(Stored data):
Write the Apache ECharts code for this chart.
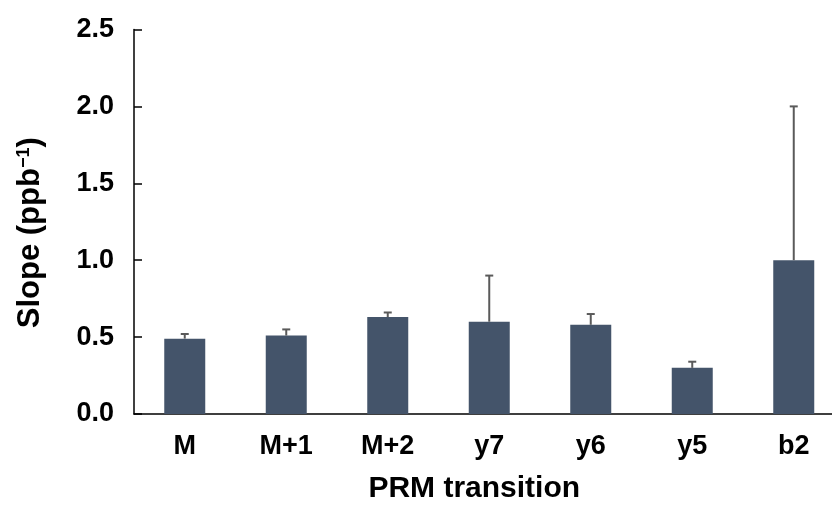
<!DOCTYPE html>
<html>
<head>
<meta charset="utf-8">
<script src="https://cdn.jsdelivr.net/npm/echarts@6/dist/echarts.min.js"></script>
<style>
  html, body { margin: 0; padding: 0; background: #fff; }
  #chart { width: 832px; height: 511px; }
</style>
</head>
<body>
<div id="chart"></div>
<script>
// 数据
const categories = ['M', 'M+1', 'M+2', 'y7', 'y6', 'y5', 'b2'];
const slopeValues = [0.49, 0.51, 0.63, 0.60, 0.58, 0.30, 1.00];
const errorTops = [0.52, 0.55, 0.66, 0.90, 0.65, 0.34, 2.00];
const yTicks = [0, 0.5, 1.0, 1.5, 2.0, 2.5];

const chart = echarts.init(document.getElementById('chart'));

// 误差线
function renderError(params, api) {
    const x = api.value(0);
    const base = api.coord([x, api.value(1)]);
    const top = api.coord([x, api.value(2)]);
    const cap = 4;
    const style = { stroke: '#5a5a5a', lineWidth: 2 };
    return {
        type: 'group',
        children: [
            { type: 'line', shape: { x1: base[0], y1: base[1], x2: top[0], y2: top[1] }, style: style },
            { type: 'line', shape: { x1: top[0] - cap, y1: top[1], x2: top[0] + cap, y2: top[1] }, style: style }
        ]
    };
}

const option = {
    animation: false,
    grid: {
        left: 134,
        right: -12.5,
        top: 29.5,
        bottom: 97,
        containLabel: false,
        outerBoundsMode: 'none'
    },
    xAxis: {
        type: 'category',
        data: categories,
        name: 'PRM transition',
        nameLocation: 'middle',
        nameGap: 60,
        nameTextStyle: {
            fontFamily: 'Liberation Sans',
            fontWeight: 'bold',
            fontSize: 30,
            color: '#000',
            padding: [0, 30, 0, 0]
        },
        axisLine: { lineStyle: { color: '#000', width: 1.5 } },
        axisTick: { show: false },
        axisLabel: {
            margin: 19,
            fontFamily: 'Liberation Sans',
            fontWeight: 'bold',
            fontSize: 27,
            color: '#000'
        }
    },
    yAxis: {
        type: 'value',
        min: yTicks[0],
        max: yTicks[yTicks.length - 1],
        interval: 0.5,
        name: '{a|Slope (ppb}{s|−1}{a|)}',
        nameLocation: 'middle',
        nameGap: 88,
        nameTextStyle: {
            padding: [0, 0, 0, -22],
            rich: {
                a: { fontFamily: 'Liberation Sans', fontWeight: 'bold', fontSize: 31, color: '#000' },
                s: { fontFamily: 'Liberation Sans', fontWeight: 'bold', fontSize: 18, color: '#000', padding: [0, 0, 13, 0] }
            }
        },
        axisLine: { show: true, lineStyle: { color: '#000', width: 1.5 } },
        axisTick: { show: true, inside: true, length: 8, lineStyle: { color: '#000', width: 1.5 } },
        splitLine: { show: false },
        axisLabel: {
            margin: 20,
            fontFamily: 'Liberation Sans',
            fontWeight: 'bold',
            fontSize: 27,
            color: '#000',
            formatter: v => v.toFixed(1)
        }
    },
    series: [
        {
            type: 'bar',
            data: slopeValues,
            barWidth: 41,
            itemStyle: { color: '#44546a' }
        },
        {
            type: 'custom',
            renderItem: renderError,
            data: categories.map((c, i) => [i, slopeValues[i], errorTops[i]]),
            encode: { x: 0, y: [1, 2] },
            z: 3
        }
    ]
};
chart.setOption(option);
</script>
</body>
</html>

(Direction): Reproduce all of the data exactly, omitting each picture it holds.

(Task result):
Write the Apache ECharts code for this chart.
<!DOCTYPE html>
<html>
<head>
<meta charset="utf-8">
<script src="https://cdn.jsdelivr.net/npm/echarts@6/dist/echarts.min.js"></script>
<style>
  html, body { margin: 0; padding: 0; background: #fff; }
  #chart { width: 832px; height: 511px; }
</style>
</head>
<body>
<div id="chart"></div>
<script>
// 数据
const categories = ['M', 'M+1', 'M+2', 'y7', 'y6', 'y5', 'b2'];
const slopeValues = [0.49, 0.51, 0.63, 0.60, 0.58, 0.30, 1.00];
const errorTops = [0.52, 0.55, 0.66, 0.90, 0.65, 0.34, 2.00];
const yTicks = [0, 0.5, 1.0, 1.5, 2.0, 2.5];

const chart = echarts.init(document.getElementById('chart'));

// 误差线
function renderError(params, api) {
    const x = api.value(0);
    const base = api.coord([x, api.value(1)]);
    const top = api.coord([x, api.value(2)]);
    const cap = 4;
    const style = { stroke: '#5a5a5a', lineWidth: 2 };
    return {
        type: 'group',
        children: [
            { type: 'line', shape: { x1: base[0], y1: base[1], x2: top[0], y2: top[1] }, style: style },
            { type: 'line', shape: { x1: top[0] - cap, y1: top[1], x2: top[0] + cap, y2: top[1] }, style: style }
        ]
    };
}

const option = {
    animation: false,
    grid: {
        left: 134,
        right: -12.5,
        top: 29.5,
        bottom: 97,
        containLabel: false,
        outerBoundsMode: 'none'
    },
    xAxis: {
        type: 'category',
        data: categories,
        name: 'PRM transition',
        nameLocation: 'middle',
        nameGap: 60,
        nameTextStyle: {
            fontFamily: 'Liberation Sans',
            fontWeight: 'bold',
            fontSize: 30,
            color: '#000',
            padding: [0, 30, 0, 0]
        },
        axisLine: { lineStyle: { color: '#000', width: 1.5 } },
        axisTick: { show: false },
        axisLabel: {
            margin: 19,
            fontFamily: 'Liberation Sans',
            fontWeight: 'bold',
            fontSize: 27,
            color: '#000'
        }
    },
    yAxis: {
        type: 'value',
        min: yTicks[0],
        max: yTicks[yTicks.length - 1],
        interval: 0.5,
        name: '{a|Slope (ppb}{s|−1}{a|)}',
        nameLocation: 'middle',
        nameGap: 88,
        nameTextStyle: {
            padding: [0, 0, 0, -22],
            rich: {
                a: { fontFamily: 'Liberation Sans', fontWeight: 'bold', fontSize: 31, color: '#000' },
                s: { fontFamily: 'Liberation Sans', fontWeight: 'bold', fontSize: 18, color: '#000', padding: [0, 0, 13, 0] }
            }
        },
        axisLine: { show: true, lineStyle: { color: '#000', width: 1.5 } },
        axisTick: { show: true, inside: true, length: 8, lineStyle: { color: '#000', width: 1.5 } },
        splitLine: { show: false },
        axisLabel: {
            margin: 20,
            fontFamily: 'Liberation Sans',
            fontWeight: 'bold',
            fontSize: 27,
            color: '#000',
            formatter: v => v.toFixed(1)
        }
    },
    series: [
        {
            type: 'bar',
            data: slopeValues,
            barWidth: 41,
            itemStyle: { color: '#44546a' }
        },
        {
            type: 'custom',
            renderItem: renderError,
            data: categories.map((c, i) => [i, slopeValues[i], errorTops[i]]),
            encode: { x: 0, y: [1, 2] },
            z: 3
        }
    ]
};
chart.setOption(option);
</script>
</body>
</html>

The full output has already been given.